Stated task: Write out the material exactly, with the pictures left out.

Data provided:
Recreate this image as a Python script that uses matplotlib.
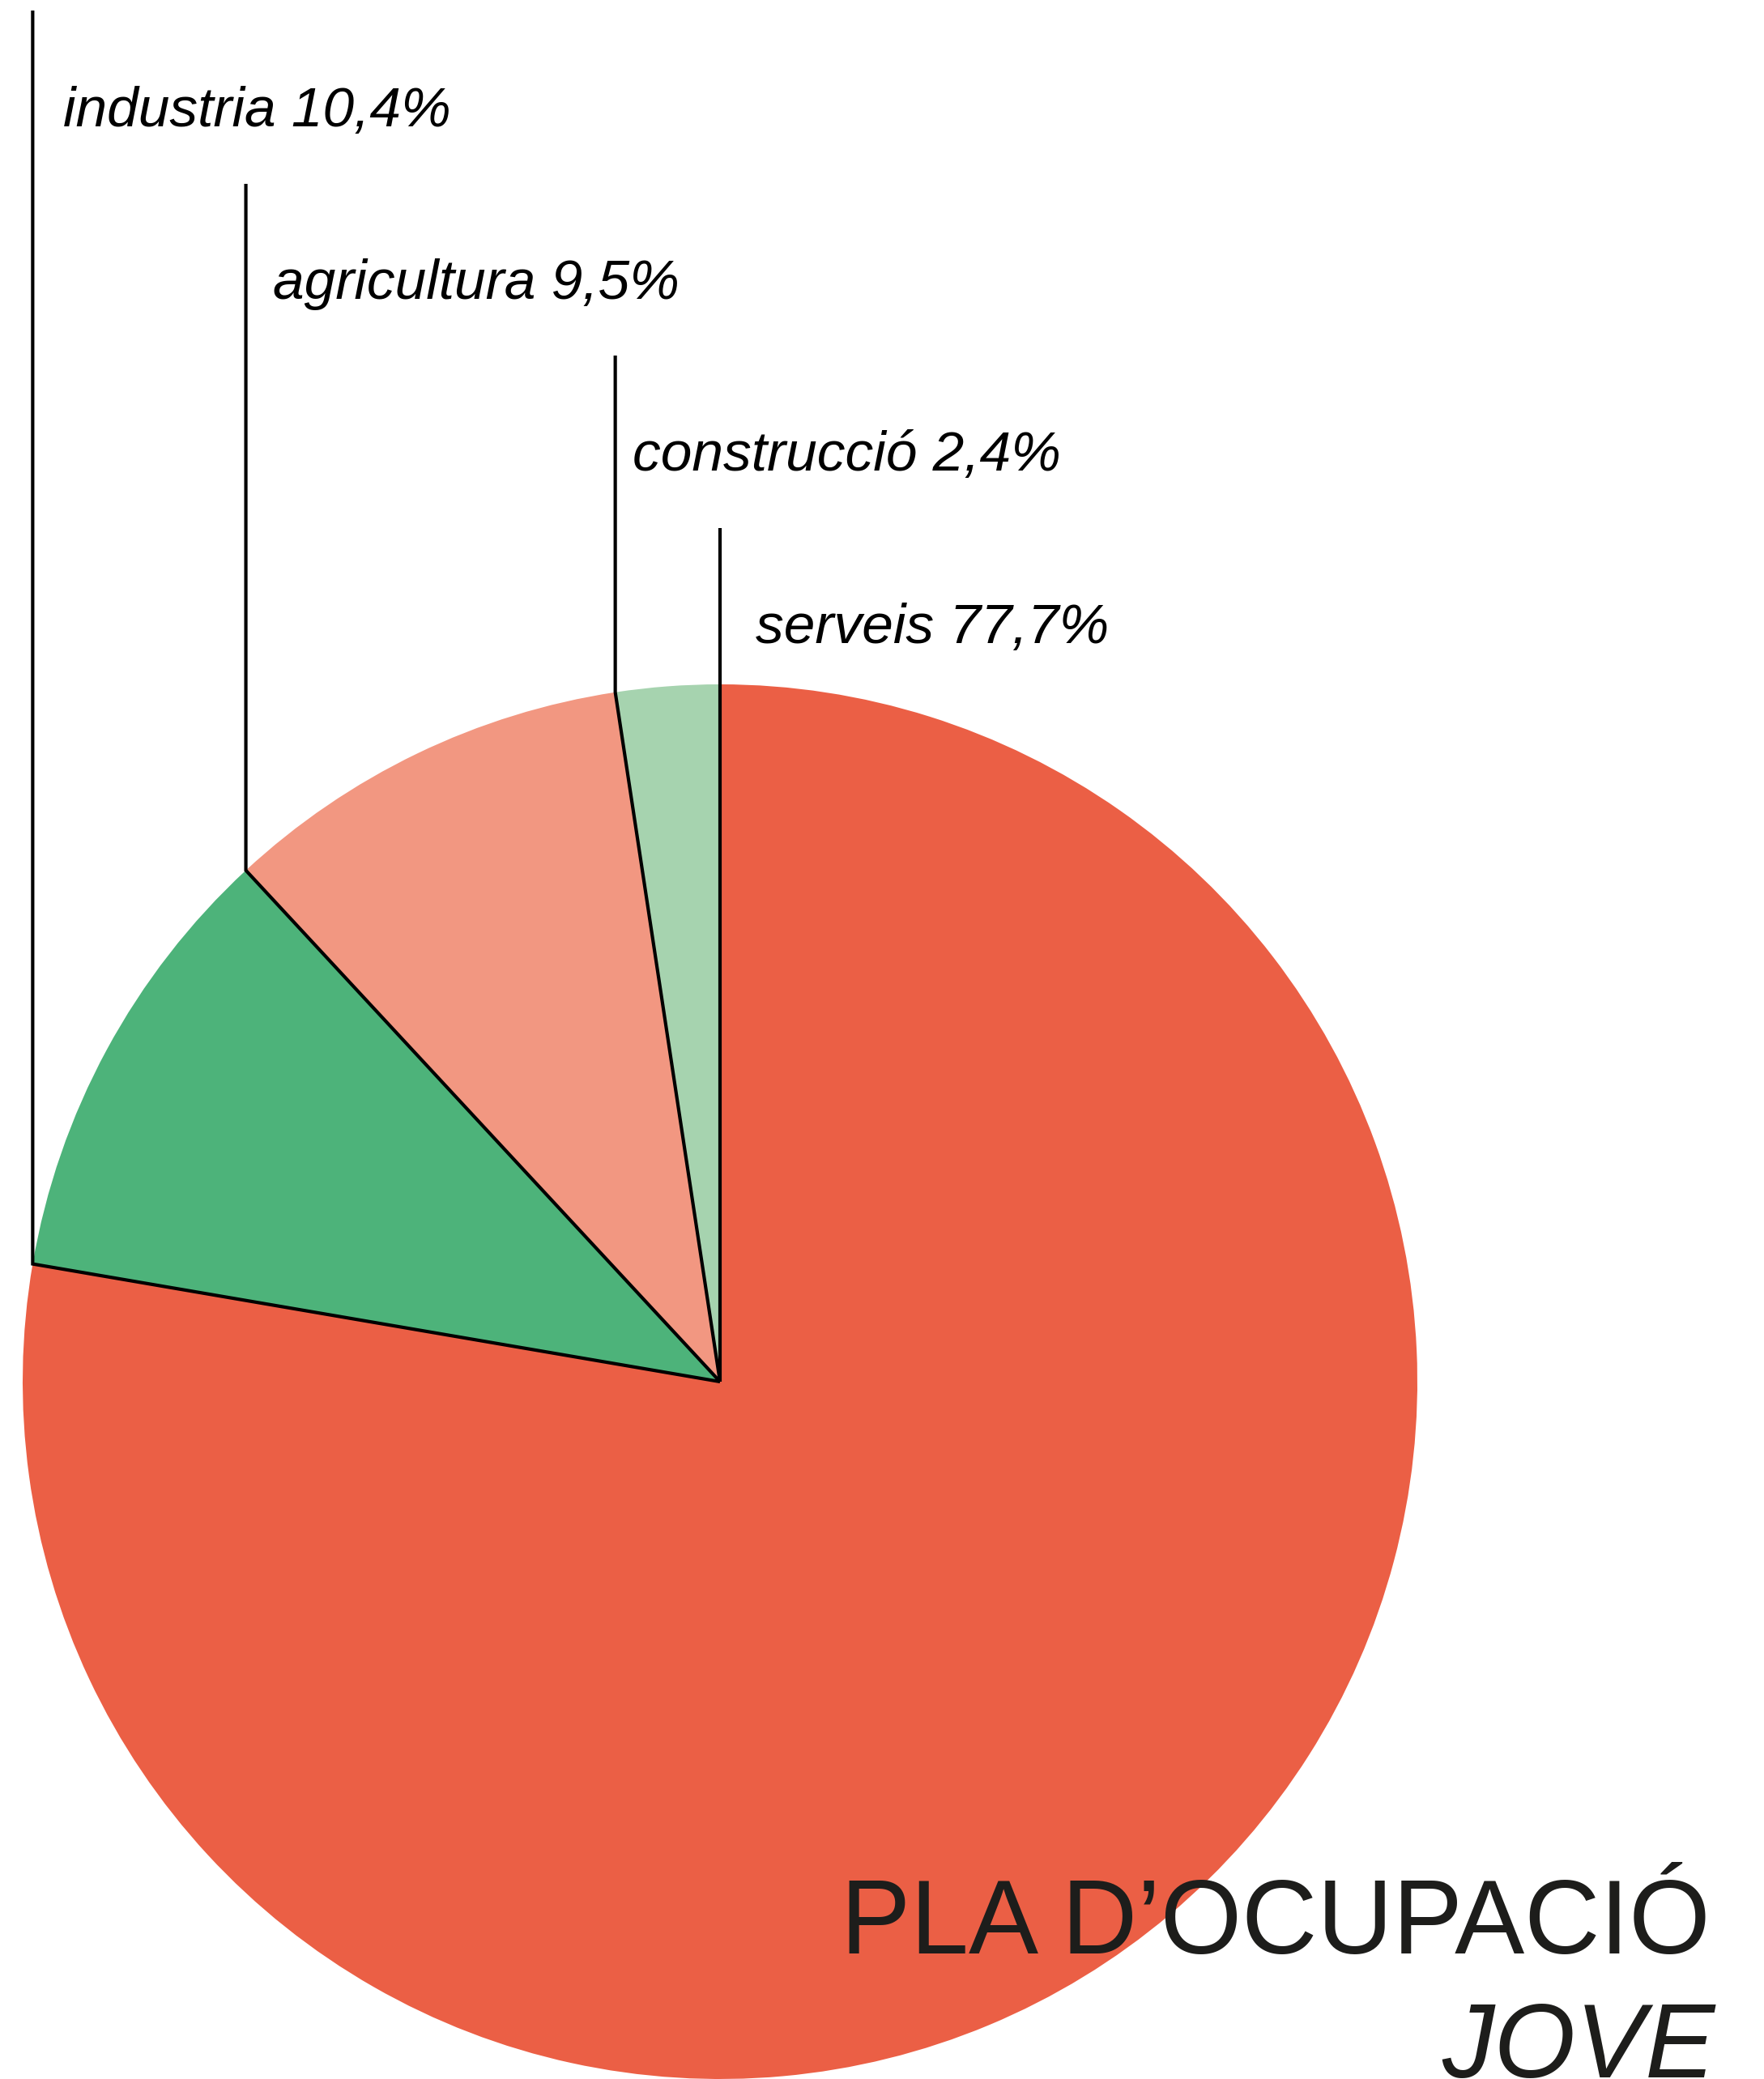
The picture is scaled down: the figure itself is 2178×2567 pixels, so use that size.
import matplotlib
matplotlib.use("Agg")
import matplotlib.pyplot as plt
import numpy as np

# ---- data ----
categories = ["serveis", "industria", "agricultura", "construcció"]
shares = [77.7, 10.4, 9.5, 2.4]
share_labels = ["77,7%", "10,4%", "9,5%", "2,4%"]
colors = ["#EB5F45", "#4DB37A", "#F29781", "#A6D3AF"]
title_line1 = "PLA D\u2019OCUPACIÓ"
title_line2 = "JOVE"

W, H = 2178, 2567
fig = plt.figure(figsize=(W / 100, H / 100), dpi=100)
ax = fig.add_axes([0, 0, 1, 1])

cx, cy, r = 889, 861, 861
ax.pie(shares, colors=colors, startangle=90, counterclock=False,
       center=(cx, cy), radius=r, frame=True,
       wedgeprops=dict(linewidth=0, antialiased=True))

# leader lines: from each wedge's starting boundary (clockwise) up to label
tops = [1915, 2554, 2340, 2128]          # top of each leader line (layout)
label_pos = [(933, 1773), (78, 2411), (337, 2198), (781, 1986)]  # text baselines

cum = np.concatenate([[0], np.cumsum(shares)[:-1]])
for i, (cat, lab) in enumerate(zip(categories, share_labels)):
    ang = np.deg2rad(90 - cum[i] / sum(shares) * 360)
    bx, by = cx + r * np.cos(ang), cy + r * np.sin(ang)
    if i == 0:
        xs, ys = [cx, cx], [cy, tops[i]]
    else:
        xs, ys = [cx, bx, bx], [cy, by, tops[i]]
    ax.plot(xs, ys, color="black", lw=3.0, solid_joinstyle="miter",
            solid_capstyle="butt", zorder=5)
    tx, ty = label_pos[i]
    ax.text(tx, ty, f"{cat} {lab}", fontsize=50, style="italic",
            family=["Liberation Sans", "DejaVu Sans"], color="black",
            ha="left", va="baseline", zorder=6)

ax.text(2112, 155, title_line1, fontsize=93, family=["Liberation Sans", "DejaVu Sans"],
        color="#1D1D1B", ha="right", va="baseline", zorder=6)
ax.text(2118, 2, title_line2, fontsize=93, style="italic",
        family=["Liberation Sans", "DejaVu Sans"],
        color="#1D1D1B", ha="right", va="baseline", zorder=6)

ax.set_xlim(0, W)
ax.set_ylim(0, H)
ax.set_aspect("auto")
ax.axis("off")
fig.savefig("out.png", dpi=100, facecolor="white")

Problem solution:
Recreate this image as a Python script that uses matplotlib.
The picture is scaled down: the figure itself is 2178×2567 pixels, so use that size.
import matplotlib
matplotlib.use("Agg")
import matplotlib.pyplot as plt
import numpy as np

# ---- data ----
categories = ["serveis", "industria", "agricultura", "construcció"]
shares = [77.7, 10.4, 9.5, 2.4]
share_labels = ["77,7%", "10,4%", "9,5%", "2,4%"]
colors = ["#EB5F45", "#4DB37A", "#F29781", "#A6D3AF"]
title_line1 = "PLA D\u2019OCUPACIÓ"
title_line2 = "JOVE"

W, H = 2178, 2567
fig = plt.figure(figsize=(W / 100, H / 100), dpi=100)
ax = fig.add_axes([0, 0, 1, 1])

cx, cy, r = 889, 861, 861
ax.pie(shares, colors=colors, startangle=90, counterclock=False,
       center=(cx, cy), radius=r, frame=True,
       wedgeprops=dict(linewidth=0, antialiased=True))

# leader lines: from each wedge's starting boundary (clockwise) up to label
tops = [1915, 2554, 2340, 2128]          # top of each leader line (layout)
label_pos = [(933, 1773), (78, 2411), (337, 2198), (781, 1986)]  # text baselines

cum = np.concatenate([[0], np.cumsum(shares)[:-1]])
for i, (cat, lab) in enumerate(zip(categories, share_labels)):
    ang = np.deg2rad(90 - cum[i] / sum(shares) * 360)
    bx, by = cx + r * np.cos(ang), cy + r * np.sin(ang)
    if i == 0:
        xs, ys = [cx, cx], [cy, tops[i]]
    else:
        xs, ys = [cx, bx, bx], [cy, by, tops[i]]
    ax.plot(xs, ys, color="black", lw=3.0, solid_joinstyle="miter",
            solid_capstyle="butt", zorder=5)
    tx, ty = label_pos[i]
    ax.text(tx, ty, f"{cat} {lab}", fontsize=50, style="italic",
            family=["Liberation Sans", "DejaVu Sans"], color="black",
            ha="left", va="baseline", zorder=6)

ax.text(2112, 155, title_line1, fontsize=93, family=["Liberation Sans", "DejaVu Sans"],
        color="#1D1D1B", ha="right", va="baseline", zorder=6)
ax.text(2118, 2, title_line2, fontsize=93, style="italic",
        family=["Liberation Sans", "DejaVu Sans"],
        color="#1D1D1B", ha="right", va="baseline", zorder=6)

ax.set_xlim(0, W)
ax.set_ylim(0, H)
ax.set_aspect("auto")
ax.axis("off")
fig.savefig("out.png", dpi=100, facecolor="white")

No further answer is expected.